Provided material:
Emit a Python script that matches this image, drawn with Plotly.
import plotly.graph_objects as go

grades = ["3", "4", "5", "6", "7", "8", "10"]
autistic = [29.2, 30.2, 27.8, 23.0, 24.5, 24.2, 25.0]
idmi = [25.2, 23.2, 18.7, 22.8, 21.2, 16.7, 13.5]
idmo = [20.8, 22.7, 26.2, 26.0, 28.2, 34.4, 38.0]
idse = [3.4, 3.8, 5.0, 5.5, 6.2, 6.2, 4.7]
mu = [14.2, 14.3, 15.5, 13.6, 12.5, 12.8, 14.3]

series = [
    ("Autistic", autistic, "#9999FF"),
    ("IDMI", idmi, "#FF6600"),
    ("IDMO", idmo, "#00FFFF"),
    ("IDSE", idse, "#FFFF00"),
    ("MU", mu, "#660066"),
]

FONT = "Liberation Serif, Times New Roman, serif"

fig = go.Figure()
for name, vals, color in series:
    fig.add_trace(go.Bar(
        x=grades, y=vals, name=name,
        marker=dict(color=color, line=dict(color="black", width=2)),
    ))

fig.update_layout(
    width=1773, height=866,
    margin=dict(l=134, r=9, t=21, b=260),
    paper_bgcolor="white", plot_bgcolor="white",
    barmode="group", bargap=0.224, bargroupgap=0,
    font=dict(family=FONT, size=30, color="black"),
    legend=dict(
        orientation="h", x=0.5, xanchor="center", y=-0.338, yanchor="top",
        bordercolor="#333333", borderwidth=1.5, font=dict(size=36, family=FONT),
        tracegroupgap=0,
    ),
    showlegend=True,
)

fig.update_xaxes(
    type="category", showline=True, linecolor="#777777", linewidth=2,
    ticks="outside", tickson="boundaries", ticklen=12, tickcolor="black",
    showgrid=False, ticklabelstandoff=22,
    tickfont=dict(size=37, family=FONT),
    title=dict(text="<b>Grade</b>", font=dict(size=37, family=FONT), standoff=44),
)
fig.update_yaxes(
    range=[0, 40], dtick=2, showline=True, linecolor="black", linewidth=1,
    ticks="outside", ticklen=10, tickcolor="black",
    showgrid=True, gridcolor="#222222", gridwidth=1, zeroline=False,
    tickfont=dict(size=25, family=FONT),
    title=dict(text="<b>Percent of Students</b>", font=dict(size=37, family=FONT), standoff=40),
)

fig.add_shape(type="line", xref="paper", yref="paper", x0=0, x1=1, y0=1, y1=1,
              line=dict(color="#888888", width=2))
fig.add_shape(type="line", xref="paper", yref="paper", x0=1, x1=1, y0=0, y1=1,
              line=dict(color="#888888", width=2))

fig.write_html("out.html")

What you have to do: Exactly reproduce every line of the data above.

Task response:
Emit a Python script that matches this image, drawn with Plotly.
import plotly.graph_objects as go

grades = ["3", "4", "5", "6", "7", "8", "10"]
autistic = [29.2, 30.2, 27.8, 23.0, 24.5, 24.2, 25.0]
idmi = [25.2, 23.2, 18.7, 22.8, 21.2, 16.7, 13.5]
idmo = [20.8, 22.7, 26.2, 26.0, 28.2, 34.4, 38.0]
idse = [3.4, 3.8, 5.0, 5.5, 6.2, 6.2, 4.7]
mu = [14.2, 14.3, 15.5, 13.6, 12.5, 12.8, 14.3]

series = [
    ("Autistic", autistic, "#9999FF"),
    ("IDMI", idmi, "#FF6600"),
    ("IDMO", idmo, "#00FFFF"),
    ("IDSE", idse, "#FFFF00"),
    ("MU", mu, "#660066"),
]

FONT = "Liberation Serif, Times New Roman, serif"

fig = go.Figure()
for name, vals, color in series:
    fig.add_trace(go.Bar(
        x=grades, y=vals, name=name,
        marker=dict(color=color, line=dict(color="black", width=2)),
    ))

fig.update_layout(
    width=1773, height=866,
    margin=dict(l=134, r=9, t=21, b=260),
    paper_bgcolor="white", plot_bgcolor="white",
    barmode="group", bargap=0.224, bargroupgap=0,
    font=dict(family=FONT, size=30, color="black"),
    legend=dict(
        orientation="h", x=0.5, xanchor="center", y=-0.338, yanchor="top",
        bordercolor="#333333", borderwidth=1.5, font=dict(size=36, family=FONT),
        tracegroupgap=0,
    ),
    showlegend=True,
)

fig.update_xaxes(
    type="category", showline=True, linecolor="#777777", linewidth=2,
    ticks="outside", tickson="boundaries", ticklen=12, tickcolor="black",
    showgrid=False, ticklabelstandoff=22,
    tickfont=dict(size=37, family=FONT),
    title=dict(text="<b>Grade</b>", font=dict(size=37, family=FONT), standoff=44),
)
fig.update_yaxes(
    range=[0, 40], dtick=2, showline=True, linecolor="black", linewidth=1,
    ticks="outside", ticklen=10, tickcolor="black",
    showgrid=True, gridcolor="#222222", gridwidth=1, zeroline=False,
    tickfont=dict(size=25, family=FONT),
    title=dict(text="<b>Percent of Students</b>", font=dict(size=37, family=FONT), standoff=40),
)

fig.add_shape(type="line", xref="paper", yref="paper", x0=0, x1=1, y0=1, y1=1,
              line=dict(color="#888888", width=2))
fig.add_shape(type="line", xref="paper", yref="paper", x0=1, x1=1, y0=0, y1=1,
              line=dict(color="#888888", width=2))

fig.write_html("out.html")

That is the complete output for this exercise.